- [WHAT IS NEEDED]: Copy all the data exactly, except the pictures.

- [DATA SHOWN]:
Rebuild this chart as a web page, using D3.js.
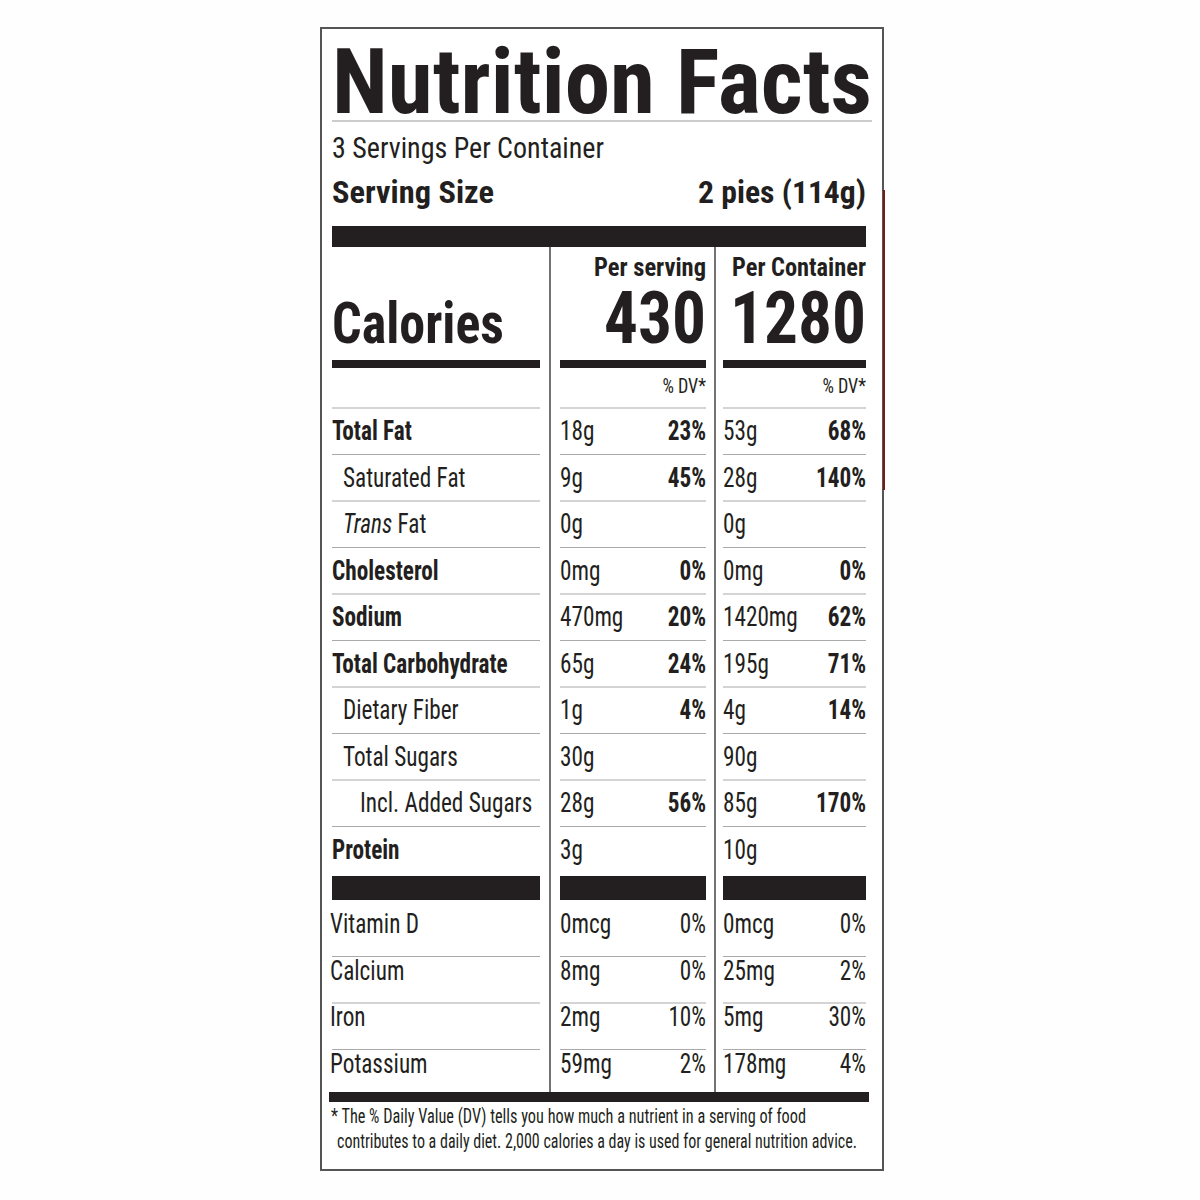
<!DOCTYPE html>
<html>
<head>
<meta charset="utf-8">
<script src="https://cdn.jsdelivr.net/npm/d3@7"></script>
<style>
  body { margin: 0; background: #fff; }
  text { font-family: "Liberation Sans Narrow", "Roboto Condensed", "Liberation Sans", sans-serif; fill: #231f20; }
</style>
</head>
<body>
<div id="label"></div>
<script>
// nutrient rows
const nutrients = ["Total Fat", "Saturated Fat", "Trans Fat", "Cholesterol", "Sodium",
  "Total Carbohydrate", "Dietary Fiber", "Total Sugars", "Incl. Added Sugars", "Protein"];
const indent = [0, 1, 1, 0, 0, 0, 1, 1, 2, 0];
const bold = [true, false, false, true, true, true, false, false, false, true];
const servingAmount = ["18g", "9g", "0g", "0mg", "470mg", "65g", "1g", "30g", "28g", "3g"];
const servingDV = ["23%", "45%", "", "0%", "20%", "24%", "4%", "", "56%", ""];
const containerAmount = ["53g", "28g", "0g", "0mg", "1420mg", "195g", "4g", "90g", "85g", "10g"];
const containerDV = ["68%", "140%", "", "0%", "62%", "71%", "14%", "", "170%", ""];

// vitamins & minerals
const vitamins = ["Vitamin D", "Calcium", "Iron", "Potassium"];
const vitServing = ["0mcg", "8mg", "2mg", "59mg"];
const vitServingDV = ["0%", "0%", "10%", "2%"];
const vitContainer = ["0mcg", "25mg", "5mg", "178mg"];
const vitContainerDV = ["0%", "2%", "30%", "4%"];

const ink = "#231f20";
const svg = d3.select("#label").append("svg").attr("width", 1200).attr("height", 1200);
svg.append("rect").attr("width", 1200).attr("height", 1200).attr("fill", "#fefefe");

// outer box
svg.append("rect").attr("x", 321).attr("y", 28).attr("width", 562).attr("height", 1142)
  .attr("fill", "#fff").attr("stroke", "#555").attr("stroke-width", 2);
svg.append("line").attr("x1", 884).attr("x2", 884).attr("y1", 190).attr("y2", 490)
  .attr("stroke", "#7a1a12").attr("stroke-width", 2);

const L = 332, R = 866;
const cols = [
  { x0: 332, x1: 540 },
  { x0: 560, x1: 706 },
  { x0: 723, x1: 866 }
];

// condensed look: squeeze natural width unless an explicit length is given
function txt(x, y, s, size, opts = {}) {
  const t = svg.append("text").attr("x", x).attr("y", y).attr("font-size", size)
    .attr("font-weight", opts.bold ? "bold" : "normal")
    .attr("text-anchor", opts.anchor || "start").text(s);
  if (opts.len) t.attr("textLength", opts.len).attr("lengthAdjust", "spacingAndGlyphs");
  else if (s) squeeze(t);
  return t;
}
function squeeze(t, f = 0.86) {
  const w = t.node().getComputedTextLength();
  if (w > 0) t.attr("textLength", w * f).attr("lengthAdjust", "spacingAndGlyphs");
}

// header
txt(L, 113, "Nutrition Facts", 90, { bold: true, len: R + 6 - L });
svg.append("line").attr("x1", L).attr("x2", R + 6).attr("y1", 121).attr("y2", 121).attr("stroke", "#999").attr("stroke-width", 1);
txt(L, 158, "3 Servings Per Container", 29, { len: 272 });
txt(L, 203, "Serving Size", 31, { bold: true, len: 162 });
txt(R, 203, "2 pies (114g)", 31, { bold: true, anchor: "end", len: 168 });
svg.append("rect").attr("x", L).attr("y", 226).attr("width", R - L).attr("height", 21).attr("fill", ink);

// column dividers
[550, 715].forEach(x => svg.append("line").attr("x1", x).attr("x2", x).attr("y1", 247).attr("y2", 1092)
  .attr("stroke", "#444").attr("stroke-width", 1.5));

txt(cols[1].x1, 276, "Per serving", 25, { bold: true, anchor: "end", len: 112 });
txt(cols[2].x1, 276, "Per Container", 25, { bold: true, anchor: "end", len: 134 });
txt(L, 343, "Calories", 58, { bold: true, len: 172 });
txt(cols[1].x1, 343, "430", 72, { bold: true, anchor: "end", len: 102 });
txt(cols[2].x1, 343, "1280", 72, { bold: true, anchor: "end", len: 136 });
cols.forEach(c => svg.append("rect").attr("x", c.x0).attr("y", 360).attr("width", c.x1 - c.x0).attr("height", 8).attr("fill", ink));
txt(cols[1].x1, 393, "% DV*", 21, { anchor: "end" });
txt(cols[2].x1, 393, "% DV*", 21, { anchor: "end" });

// nutrient rows
const y = d3.scaleLinear().domain([0, 1]).range([408, 454.5]);
const rowFont = 27;
function sep(yy) {
  cols.forEach(c => svg.append("line").attr("x1", c.x0).attr("x2", c.x1).attr("y1", yy).attr("y2", yy)
    .attr("stroke", "#aaa").attr("stroke-width", 1.2));
}
nutrients.forEach((n, i) => {
  const top = y(i), base = top + 32;
  sep(top);
  const lx = L + [0, 11, 28][indent[i]];
  if (n === "Trans Fat") {
    const t = svg.append("text").attr("x", lx).attr("y", base).attr("font-size", rowFont);
    t.append("tspan").attr("font-style", "italic").text("Trans");
    t.append("tspan").text(" Fat");
    squeeze(t);
  } else {
    txt(lx, base, n, rowFont, { bold: bold[i] });
  }
  txt(cols[1].x0, base, servingAmount[i], rowFont);
  txt(cols[1].x1, base, servingDV[i], rowFont, { bold: true, anchor: "end" });
  txt(cols[2].x0, base, containerAmount[i], rowFont);
  txt(cols[2].x1, base, containerDV[i], rowFont, { bold: true, anchor: "end" });
});

// thick bars before vitamins
cols.forEach(c => svg.append("rect").attr("x", c.x0).attr("y", 876).attr("width", c.x1 - c.x0).attr("height", 24).attr("fill", ink));

const yv = d3.scaleLinear().domain([0, 1]).range([900, 946.5]);
vitamins.forEach((v, i) => {
  const top = yv(i), base = top + 33;
  if (i > 0) sep(top + 10);
  txt(L - 2, base, v, rowFont);
  txt(cols[1].x0, base, vitServing[i], rowFont);
  txt(cols[1].x1, base, vitServingDV[i], rowFont, { anchor: "end" });
  txt(cols[2].x0, base, vitContainer[i], rowFont);
  txt(cols[2].x1, base, vitContainerDV[i], rowFont, { anchor: "end" });
});

svg.append("rect").attr("x", 329).attr("y", 1092).attr("width", 540).attr("height", 10).attr("fill", ink);

txt(331, 1123, "* The % Daily Value (DV) tells you how much a nutrient in a serving of food", 20, { len: 475 });
txt(337, 1148, "contributes to a daily diet. 2,000 calories a day is used for general nutrition advice.", 20, { len: 520 });
</script>
</body>
</html>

- [REPLY TO THE EXERCISE]:
Rebuild this chart as a web page, using D3.js.
<!DOCTYPE html>
<html>
<head>
<meta charset="utf-8">
<script src="https://cdn.jsdelivr.net/npm/d3@7"></script>
<style>
  body { margin: 0; background: #fff; }
  text { font-family: "Liberation Sans Narrow", "Roboto Condensed", "Liberation Sans", sans-serif; fill: #231f20; }
</style>
</head>
<body>
<div id="label"></div>
<script>
// nutrient rows
const nutrients = ["Total Fat", "Saturated Fat", "Trans Fat", "Cholesterol", "Sodium",
  "Total Carbohydrate", "Dietary Fiber", "Total Sugars", "Incl. Added Sugars", "Protein"];
const indent = [0, 1, 1, 0, 0, 0, 1, 1, 2, 0];
const bold = [true, false, false, true, true, true, false, false, false, true];
const servingAmount = ["18g", "9g", "0g", "0mg", "470mg", "65g", "1g", "30g", "28g", "3g"];
const servingDV = ["23%", "45%", "", "0%", "20%", "24%", "4%", "", "56%", ""];
const containerAmount = ["53g", "28g", "0g", "0mg", "1420mg", "195g", "4g", "90g", "85g", "10g"];
const containerDV = ["68%", "140%", "", "0%", "62%", "71%", "14%", "", "170%", ""];

// vitamins & minerals
const vitamins = ["Vitamin D", "Calcium", "Iron", "Potassium"];
const vitServing = ["0mcg", "8mg", "2mg", "59mg"];
const vitServingDV = ["0%", "0%", "10%", "2%"];
const vitContainer = ["0mcg", "25mg", "5mg", "178mg"];
const vitContainerDV = ["0%", "2%", "30%", "4%"];

const ink = "#231f20";
const svg = d3.select("#label").append("svg").attr("width", 1200).attr("height", 1200);
svg.append("rect").attr("width", 1200).attr("height", 1200).attr("fill", "#fefefe");

// outer box
svg.append("rect").attr("x", 321).attr("y", 28).attr("width", 562).attr("height", 1142)
  .attr("fill", "#fff").attr("stroke", "#555").attr("stroke-width", 2);
svg.append("line").attr("x1", 884).attr("x2", 884).attr("y1", 190).attr("y2", 490)
  .attr("stroke", "#7a1a12").attr("stroke-width", 2);

const L = 332, R = 866;
const cols = [
  { x0: 332, x1: 540 },
  { x0: 560, x1: 706 },
  { x0: 723, x1: 866 }
];

// condensed look: squeeze natural width unless an explicit length is given
function txt(x, y, s, size, opts = {}) {
  const t = svg.append("text").attr("x", x).attr("y", y).attr("font-size", size)
    .attr("font-weight", opts.bold ? "bold" : "normal")
    .attr("text-anchor", opts.anchor || "start").text(s);
  if (opts.len) t.attr("textLength", opts.len).attr("lengthAdjust", "spacingAndGlyphs");
  else if (s) squeeze(t);
  return t;
}
function squeeze(t, f = 0.86) {
  const w = t.node().getComputedTextLength();
  if (w > 0) t.attr("textLength", w * f).attr("lengthAdjust", "spacingAndGlyphs");
}

// header
txt(L, 113, "Nutrition Facts", 90, { bold: true, len: R + 6 - L });
svg.append("line").attr("x1", L).attr("x2", R + 6).attr("y1", 121).attr("y2", 121).attr("stroke", "#999").attr("stroke-width", 1);
txt(L, 158, "3 Servings Per Container", 29, { len: 272 });
txt(L, 203, "Serving Size", 31, { bold: true, len: 162 });
txt(R, 203, "2 pies (114g)", 31, { bold: true, anchor: "end", len: 168 });
svg.append("rect").attr("x", L).attr("y", 226).attr("width", R - L).attr("height", 21).attr("fill", ink);

// column dividers
[550, 715].forEach(x => svg.append("line").attr("x1", x).attr("x2", x).attr("y1", 247).attr("y2", 1092)
  .attr("stroke", "#444").attr("stroke-width", 1.5));

txt(cols[1].x1, 276, "Per serving", 25, { bold: true, anchor: "end", len: 112 });
txt(cols[2].x1, 276, "Per Container", 25, { bold: true, anchor: "end", len: 134 });
txt(L, 343, "Calories", 58, { bold: true, len: 172 });
txt(cols[1].x1, 343, "430", 72, { bold: true, anchor: "end", len: 102 });
txt(cols[2].x1, 343, "1280", 72, { bold: true, anchor: "end", len: 136 });
cols.forEach(c => svg.append("rect").attr("x", c.x0).attr("y", 360).attr("width", c.x1 - c.x0).attr("height", 8).attr("fill", ink));
txt(cols[1].x1, 393, "% DV*", 21, { anchor: "end" });
txt(cols[2].x1, 393, "% DV*", 21, { anchor: "end" });

// nutrient rows
const y = d3.scaleLinear().domain([0, 1]).range([408, 454.5]);
const rowFont = 27;
function sep(yy) {
  cols.forEach(c => svg.append("line").attr("x1", c.x0).attr("x2", c.x1).attr("y1", yy).attr("y2", yy)
    .attr("stroke", "#aaa").attr("stroke-width", 1.2));
}
nutrients.forEach((n, i) => {
  const top = y(i), base = top + 32;
  sep(top);
  const lx = L + [0, 11, 28][indent[i]];
  if (n === "Trans Fat") {
    const t = svg.append("text").attr("x", lx).attr("y", base).attr("font-size", rowFont);
    t.append("tspan").attr("font-style", "italic").text("Trans");
    t.append("tspan").text(" Fat");
    squeeze(t);
  } else {
    txt(lx, base, n, rowFont, { bold: bold[i] });
  }
  txt(cols[1].x0, base, servingAmount[i], rowFont);
  txt(cols[1].x1, base, servingDV[i], rowFont, { bold: true, anchor: "end" });
  txt(cols[2].x0, base, containerAmount[i], rowFont);
  txt(cols[2].x1, base, containerDV[i], rowFont, { bold: true, anchor: "end" });
});

// thick bars before vitamins
cols.forEach(c => svg.append("rect").attr("x", c.x0).attr("y", 876).attr("width", c.x1 - c.x0).attr("height", 24).attr("fill", ink));

const yv = d3.scaleLinear().domain([0, 1]).range([900, 946.5]);
vitamins.forEach((v, i) => {
  const top = yv(i), base = top + 33;
  if (i > 0) sep(top + 10);
  txt(L - 2, base, v, rowFont);
  txt(cols[1].x0, base, vitServing[i], rowFont);
  txt(cols[1].x1, base, vitServingDV[i], rowFont, { anchor: "end" });
  txt(cols[2].x0, base, vitContainer[i], rowFont);
  txt(cols[2].x1, base, vitContainerDV[i], rowFont, { anchor: "end" });
});

svg.append("rect").attr("x", 329).attr("y", 1092).attr("width", 540).attr("height", 10).attr("fill", ink);

txt(331, 1123, "* The % Daily Value (DV) tells you how much a nutrient in a serving of food", 20, { len: 475 });
txt(337, 1148, "contributes to a daily diet. 2,000 calories a day is used for general nutrition advice.", 20, { len: 520 });
</script>
</body>
</html>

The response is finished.